WHAT TO PRODUCE: Give back the full listing, character for character, with no pictures.

....................

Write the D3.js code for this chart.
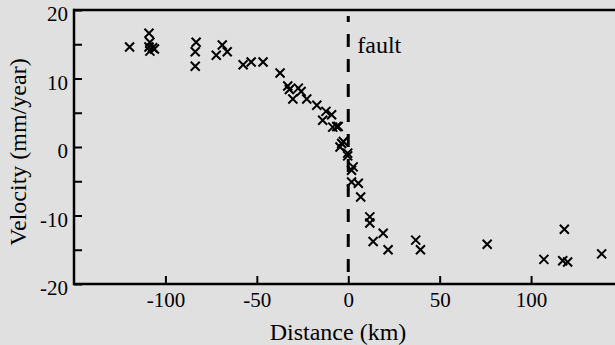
<!DOCTYPE html>
<html><head><meta charset="utf-8">
<script src="https://cdn.jsdelivr.net/npm/d3@7"></script>
<style>body{margin:0;background:#e0e0e0;}svg{display:block;}</style>
</head><body>
<svg id="chart" width="615" height="345"></svg>
<script>
const distance = [-119.6,-109,-108.5,-109,-108.5,-107,-106,-83.2,-83.7,-83.7,-72.2,-68.9,-66.2,-57.5,-53.1,-46.6,-37.3,-33.1,-32.2,-30.3,-27.3,-25.8,-22.7,-17.2,-12.2,-14,-9.1,-8.5,-6.3,-5.5,-4.5,-2.7,-3.6,-0.3,-0.3,2.7,1.8,5.5,1.8,6.8,11.8,11.8,19.1,13.6,21.8,36.9,39.5,76,107,118.2,117.3,120,138.6];
const velocity = [14.6,16.6,15.3,14.6,14.0,14.5,14.3,15.3,13.9,11.8,13.4,14.9,13.9,12.0,12.4,12.4,10.8,8.9,8.4,7.0,8.6,8.1,7.0,6.1,5.2,3.9,4.7,2.9,3.0,3.0,0.0,0.8,0.5,-1.3,-0.9,-2.9,-3.4,-5.3,-5.1,-7.3,-10.2,-11.1,-12.6,-13.8,-15.0,-13.6,-15.0,-14.2,-16.4,-12.0,-16.6,-16.8,-15.6];
const xTicks = [-100,-50,0,50,100];
const yTicks = [-20,-10,0,10,20];
const yMinorTicks = [-15,-5,5,15];

(function(){
const svg = d3.select("#chart");
const mLeft = 74, mTop = 10, mBottom = 284, mRight = 622.5;
const x = d3.scaleLinear().domain([-150,150]).range([mLeft,mRight]);
const y = d3.scaleLinear().domain([-20,20]).range([mBottom,mTop]);
const font = "'Liberation Serif','Times New Roman',serif";

svg.append("rect").attr("width",615).attr("height",345).attr("fill","#e0e0e0");

svg.append("line").attr("x1",mLeft).attr("x2",615).attr("y1",mTop).attr("y2",mTop).attr("stroke","#000").attr("stroke-width",2.5);
svg.append("line").attr("x1",mLeft).attr("x2",615).attr("y1",mBottom).attr("y2",mBottom).attr("stroke","#000").attr("stroke-width",2.5);
svg.append("line").attr("x1",mLeft).attr("x2",mLeft).attr("y1",mTop-1.2).attr("y2",mBottom+1.2).attr("stroke","#000").attr("stroke-width",2.5);

const xAxis = d3.axisBottom(x).tickValues(xTicks).tickSizeInner(-8).tickSizeOuter(0).tickPadding(8).tickFormat(d3.format("d"));
const gx = svg.append("g").attr("transform",`translate(0,${mBottom})`).call(xAxis);
gx.select(".domain").remove();
gx.selectAll(".tick line").attr("stroke","#000").attr("stroke-width",2);
gx.selectAll("text").attr("font-family",font).attr("font-size",21).attr("fill","#000").text(d=>String(d));

const yAxis = d3.axisLeft(y).tickValues(yTicks).tickSizeInner(-8).tickSizeOuter(0).tickPadding(6);
const gy = svg.append("g").attr("transform",`translate(${mLeft},0)`).call(yAxis);
gy.select(".domain").remove();
gy.selectAll(".tick line").attr("stroke","#000").attr("stroke-width",2);
gy.selectAll("text").attr("font-family",font).attr("font-size",21).attr("fill","#000").attr("dy","0.5em").text(d=>String(d));
const yMinor = d3.axisLeft(y).tickValues(yMinorTicks).tickSizeInner(-8).tickSizeOuter(0).tickFormat("");
const gy2 = svg.append("g").attr("transform",`translate(${mLeft},0)`).call(yMinor);
gy2.select(".domain").remove();
gy2.selectAll(".tick line").attr("stroke","#000").attr("stroke-width",2);

svg.append("line").attr("x1",x(0)).attr("x2",x(0)).attr("y1",16).attr("y2",mBottom)
  .attr("stroke","#000").attr("stroke-width",3).attr("stroke-dasharray","13,12").attr("stroke-dashoffset",7);
svg.append("text").attr("x",x(0)+9).attr("y",53).attr("font-family",font).attr("font-size",24).attr("fill","#000").text("fault");

const s = 4.5;
const pts = svg.append("g");
distance.forEach((d,i)=>{
  const cx = x(d), cy = y(velocity[i]);
  pts.append("path").attr("d",`M${cx-s},${cy-s}L${cx+s},${cy+s}M${cx-s},${cy+s}L${cx+s},${cy-s}`)
    .attr("stroke","#000").attr("stroke-width",2).attr("fill","none");
});

svg.append("text").attr("x",338).attr("y",340).attr("text-anchor","middle")
  .attr("font-family",font).attr("font-size",24).attr("fill","#000").text("Distance (km)");
svg.append("text").attr("transform",`translate(26,152) rotate(-90)`).attr("text-anchor","middle")
  .attr("font-family",font).attr("font-size",24).attr("fill","#000").text("Velocity (mm/year)");
})();
</script>
</body></html>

....................

WRITTEN SOLUTION:
Write the D3.js code for this chart.
<!DOCTYPE html>
<html><head><meta charset="utf-8">
<script src="https://cdn.jsdelivr.net/npm/d3@7"></script>
<style>body{margin:0;background:#e0e0e0;}svg{display:block;}</style>
</head><body>
<svg id="chart" width="615" height="345"></svg>
<script>
const distance = [-119.6,-109,-108.5,-109,-108.5,-107,-106,-83.2,-83.7,-83.7,-72.2,-68.9,-66.2,-57.5,-53.1,-46.6,-37.3,-33.1,-32.2,-30.3,-27.3,-25.8,-22.7,-17.2,-12.2,-14,-9.1,-8.5,-6.3,-5.5,-4.5,-2.7,-3.6,-0.3,-0.3,2.7,1.8,5.5,1.8,6.8,11.8,11.8,19.1,13.6,21.8,36.9,39.5,76,107,118.2,117.3,120,138.6];
const velocity = [14.6,16.6,15.3,14.6,14.0,14.5,14.3,15.3,13.9,11.8,13.4,14.9,13.9,12.0,12.4,12.4,10.8,8.9,8.4,7.0,8.6,8.1,7.0,6.1,5.2,3.9,4.7,2.9,3.0,3.0,0.0,0.8,0.5,-1.3,-0.9,-2.9,-3.4,-5.3,-5.1,-7.3,-10.2,-11.1,-12.6,-13.8,-15.0,-13.6,-15.0,-14.2,-16.4,-12.0,-16.6,-16.8,-15.6];
const xTicks = [-100,-50,0,50,100];
const yTicks = [-20,-10,0,10,20];
const yMinorTicks = [-15,-5,5,15];

(function(){
const svg = d3.select("#chart");
const mLeft = 74, mTop = 10, mBottom = 284, mRight = 622.5;
const x = d3.scaleLinear().domain([-150,150]).range([mLeft,mRight]);
const y = d3.scaleLinear().domain([-20,20]).range([mBottom,mTop]);
const font = "'Liberation Serif','Times New Roman',serif";

svg.append("rect").attr("width",615).attr("height",345).attr("fill","#e0e0e0");

svg.append("line").attr("x1",mLeft).attr("x2",615).attr("y1",mTop).attr("y2",mTop).attr("stroke","#000").attr("stroke-width",2.5);
svg.append("line").attr("x1",mLeft).attr("x2",615).attr("y1",mBottom).attr("y2",mBottom).attr("stroke","#000").attr("stroke-width",2.5);
svg.append("line").attr("x1",mLeft).attr("x2",mLeft).attr("y1",mTop-1.2).attr("y2",mBottom+1.2).attr("stroke","#000").attr("stroke-width",2.5);

const xAxis = d3.axisBottom(x).tickValues(xTicks).tickSizeInner(-8).tickSizeOuter(0).tickPadding(8).tickFormat(d3.format("d"));
const gx = svg.append("g").attr("transform",`translate(0,${mBottom})`).call(xAxis);
gx.select(".domain").remove();
gx.selectAll(".tick line").attr("stroke","#000").attr("stroke-width",2);
gx.selectAll("text").attr("font-family",font).attr("font-size",21).attr("fill","#000").text(d=>String(d));

const yAxis = d3.axisLeft(y).tickValues(yTicks).tickSizeInner(-8).tickSizeOuter(0).tickPadding(6);
const gy = svg.append("g").attr("transform",`translate(${mLeft},0)`).call(yAxis);
gy.select(".domain").remove();
gy.selectAll(".tick line").attr("stroke","#000").attr("stroke-width",2);
gy.selectAll("text").attr("font-family",font).attr("font-size",21).attr("fill","#000").attr("dy","0.5em").text(d=>String(d));
const yMinor = d3.axisLeft(y).tickValues(yMinorTicks).tickSizeInner(-8).tickSizeOuter(0).tickFormat("");
const gy2 = svg.append("g").attr("transform",`translate(${mLeft},0)`).call(yMinor);
gy2.select(".domain").remove();
gy2.selectAll(".tick line").attr("stroke","#000").attr("stroke-width",2);

svg.append("line").attr("x1",x(0)).attr("x2",x(0)).attr("y1",16).attr("y2",mBottom)
  .attr("stroke","#000").attr("stroke-width",3).attr("stroke-dasharray","13,12").attr("stroke-dashoffset",7);
svg.append("text").attr("x",x(0)+9).attr("y",53).attr("font-family",font).attr("font-size",24).attr("fill","#000").text("fault");

const s = 4.5;
const pts = svg.append("g");
distance.forEach((d,i)=>{
  const cx = x(d), cy = y(velocity[i]);
  pts.append("path").attr("d",`M${cx-s},${cy-s}L${cx+s},${cy+s}M${cx-s},${cy+s}L${cx+s},${cy-s}`)
    .attr("stroke","#000").attr("stroke-width",2).attr("fill","none");
});

svg.append("text").attr("x",338).attr("y",340).attr("text-anchor","middle")
  .attr("font-family",font).attr("font-size",24).attr("fill","#000").text("Distance (km)");
svg.append("text").attr("transform",`translate(26,152) rotate(-90)`).attr("text-anchor","middle")
  .attr("font-family",font).attr("font-size",24).attr("fill","#000").text("Velocity (mm/year)");
})();
</script>
</body></html>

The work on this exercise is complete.